The prevalence of zombie leaks may be underestimated
To assess the prevalence of zombie leaks, the study selected a random sample of 5,000 erased commits that had exposed a secret. Of the repositories that hosted these commits, only 28.2% were still accessible at the time of the study.
This indicates that the remaining repositories were likely deleted or made private in response to the leak, suggesting that the prevalence of zombie leaks may be underestimated.
Furthermore, the study hypothesizes that companies may use DMCA takedowns as a means to govern leaky repositories over which they do not have control. In support of this, the study found that in 2023, 12.4% of the 2,050 repositories taken down by GitHub exposed at least one secret, representing a 37.8% increase from 2020.
These findings are crucial for grasping the full scope of the secrets sprawl issue. While most security initiatives focus on detecting leaks, the bottleneck lies in improving the security posture. Simply alerting developers falls short; what’s truly essential is providing them with the necessary guidance and support to rectify their mistakes effectively.
“The Toyota breach in 2022, which occurred after a hacker obtained credentials for one of its servers from source code published on GitHub, is proof that even five years after a leak, a compromise can still happen,” concluded Fourrier.

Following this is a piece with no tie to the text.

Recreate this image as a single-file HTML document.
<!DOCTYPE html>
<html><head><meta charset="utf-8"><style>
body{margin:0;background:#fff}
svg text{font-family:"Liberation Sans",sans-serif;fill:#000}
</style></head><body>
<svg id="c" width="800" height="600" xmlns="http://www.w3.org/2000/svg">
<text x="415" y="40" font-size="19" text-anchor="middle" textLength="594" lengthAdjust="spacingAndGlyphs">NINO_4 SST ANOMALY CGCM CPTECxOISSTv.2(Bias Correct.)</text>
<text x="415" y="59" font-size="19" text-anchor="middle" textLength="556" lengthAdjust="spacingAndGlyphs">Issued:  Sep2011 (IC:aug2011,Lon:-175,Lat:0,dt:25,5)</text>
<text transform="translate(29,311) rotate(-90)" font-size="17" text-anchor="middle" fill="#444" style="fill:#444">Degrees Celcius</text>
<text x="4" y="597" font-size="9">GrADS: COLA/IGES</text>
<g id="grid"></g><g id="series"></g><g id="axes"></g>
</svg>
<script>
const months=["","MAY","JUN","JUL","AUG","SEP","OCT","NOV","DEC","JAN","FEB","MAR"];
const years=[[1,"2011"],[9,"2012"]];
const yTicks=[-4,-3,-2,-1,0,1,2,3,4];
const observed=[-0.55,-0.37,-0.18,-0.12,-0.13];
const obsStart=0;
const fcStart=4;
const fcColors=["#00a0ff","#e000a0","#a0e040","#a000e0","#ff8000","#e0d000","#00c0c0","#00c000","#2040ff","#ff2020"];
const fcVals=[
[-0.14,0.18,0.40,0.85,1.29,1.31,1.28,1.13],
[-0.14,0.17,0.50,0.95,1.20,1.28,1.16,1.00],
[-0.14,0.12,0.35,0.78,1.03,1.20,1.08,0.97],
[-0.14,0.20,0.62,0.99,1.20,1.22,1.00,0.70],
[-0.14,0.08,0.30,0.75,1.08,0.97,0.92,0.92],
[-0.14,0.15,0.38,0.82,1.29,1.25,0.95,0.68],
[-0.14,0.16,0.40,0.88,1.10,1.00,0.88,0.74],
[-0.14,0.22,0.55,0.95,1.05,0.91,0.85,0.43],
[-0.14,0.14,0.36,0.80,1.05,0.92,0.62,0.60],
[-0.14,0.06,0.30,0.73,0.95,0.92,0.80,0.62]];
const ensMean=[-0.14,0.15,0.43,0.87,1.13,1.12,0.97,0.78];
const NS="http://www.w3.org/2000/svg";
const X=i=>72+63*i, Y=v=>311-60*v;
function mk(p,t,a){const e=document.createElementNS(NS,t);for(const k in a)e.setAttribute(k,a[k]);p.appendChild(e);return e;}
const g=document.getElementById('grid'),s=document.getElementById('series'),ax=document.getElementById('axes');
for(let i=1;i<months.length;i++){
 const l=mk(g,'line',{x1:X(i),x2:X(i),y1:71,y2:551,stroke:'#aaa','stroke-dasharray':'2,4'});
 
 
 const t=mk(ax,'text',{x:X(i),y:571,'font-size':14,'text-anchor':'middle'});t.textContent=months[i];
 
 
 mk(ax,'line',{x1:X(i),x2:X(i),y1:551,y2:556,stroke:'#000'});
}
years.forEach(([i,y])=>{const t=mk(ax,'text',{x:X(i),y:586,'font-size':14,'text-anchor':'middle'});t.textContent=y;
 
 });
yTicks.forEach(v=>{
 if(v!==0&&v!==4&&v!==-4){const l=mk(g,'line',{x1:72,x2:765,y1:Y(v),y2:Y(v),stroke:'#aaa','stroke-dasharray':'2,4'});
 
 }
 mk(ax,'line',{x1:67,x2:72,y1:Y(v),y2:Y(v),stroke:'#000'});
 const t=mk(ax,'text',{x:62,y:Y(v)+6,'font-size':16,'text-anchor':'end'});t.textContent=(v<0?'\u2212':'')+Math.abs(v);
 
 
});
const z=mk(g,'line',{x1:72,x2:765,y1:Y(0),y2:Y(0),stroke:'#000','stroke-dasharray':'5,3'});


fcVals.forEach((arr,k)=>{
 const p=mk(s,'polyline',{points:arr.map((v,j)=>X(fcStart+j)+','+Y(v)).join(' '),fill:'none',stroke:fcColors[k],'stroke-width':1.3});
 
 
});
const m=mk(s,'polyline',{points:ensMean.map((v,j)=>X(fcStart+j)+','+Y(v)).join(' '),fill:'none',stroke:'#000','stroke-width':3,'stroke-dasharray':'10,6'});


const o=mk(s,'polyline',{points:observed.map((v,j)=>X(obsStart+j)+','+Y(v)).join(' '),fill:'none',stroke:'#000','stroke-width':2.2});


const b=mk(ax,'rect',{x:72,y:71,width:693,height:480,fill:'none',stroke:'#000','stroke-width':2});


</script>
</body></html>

Secrets sprawl affects more than code repositories
The year 2023 marked the breakthrough of generative AI, significantly impacting various professional fields with rapid adoption facilitated by user- friendly chats and developer-friendly APIs. Developers, as we have seen, are at the forefront of this new wave, and there is no doubt that this powerful technology, in the hands of both good and bad actors, will have an outsized impact on cybersecurity.
The study also reveals that 3.11% of secrets leaked in private repositories were also exposed in public repositories. This dismantles the idea that relying on the privacy of source code as a security layer is a valid strategy.

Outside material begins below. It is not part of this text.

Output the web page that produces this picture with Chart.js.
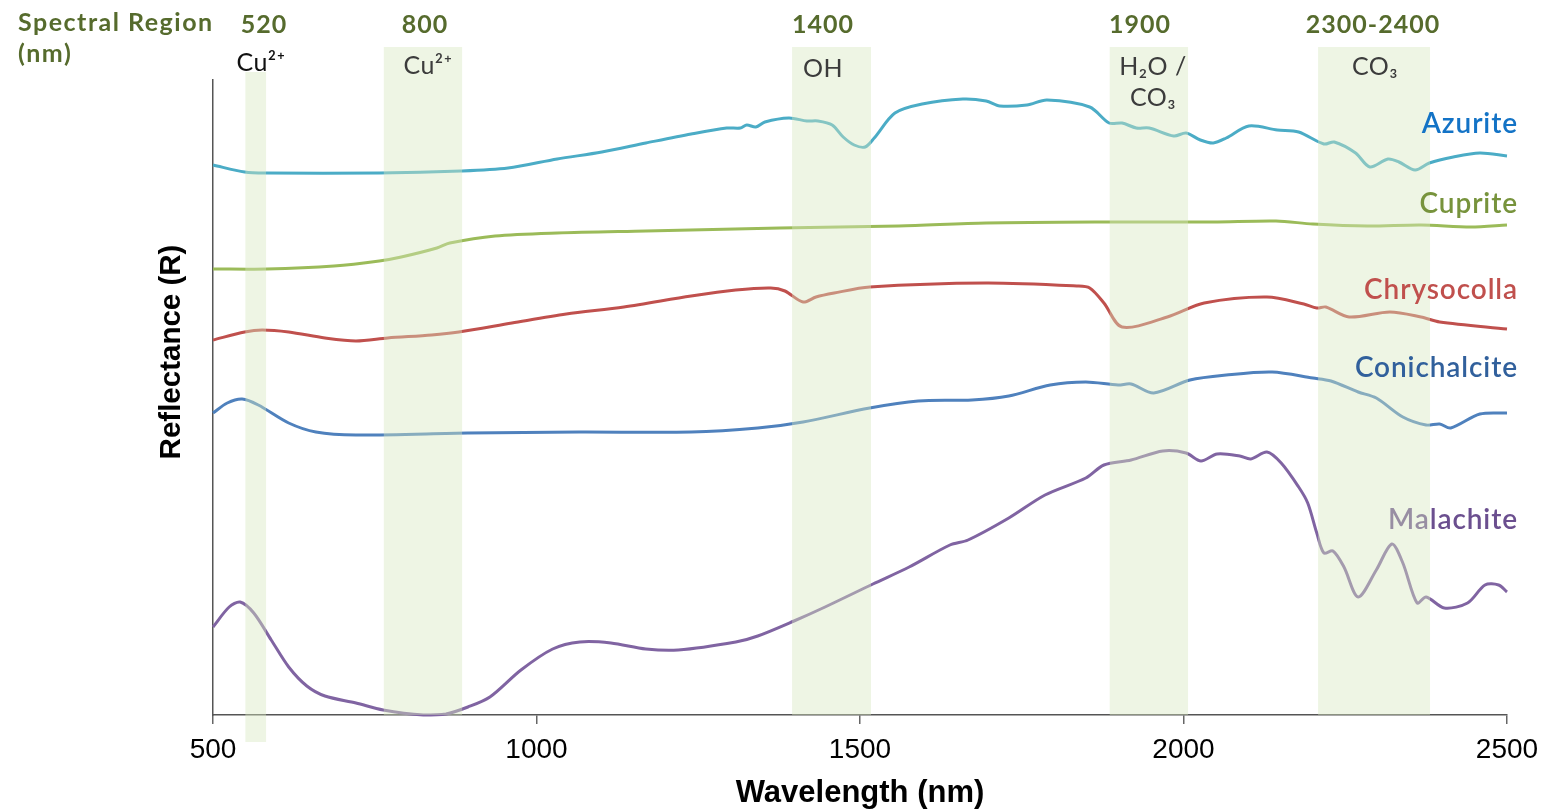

This year, GitGuardian expanded its investigation into the pervasiveness of leaked secrets within PyPI (the official third-party package management system for the Python community). In 2023, 11,054 unique secrets were exposed in package releases. Approximately 10,000 of those secrets had been there since before 2023, and over 1,000 had been introduced that year.
Lastly, the report provides a set of valuable recommendations for organizations committed to tackling secrets sprawl. A blend of awareness, training, and efficient, automated processes is essential. However, organizations must also employ discovery tools and robust controls. This is where secrets detection and remediation platforms come in, facilitating continuous security assessment of secrets, enforcing consistent policies throughout the software development lifecycle, and speeding up incident resolution.
As GitHub’s popularity soars, it increasingly attracts malevolent actors, positioning it as a central hub for cyber threats.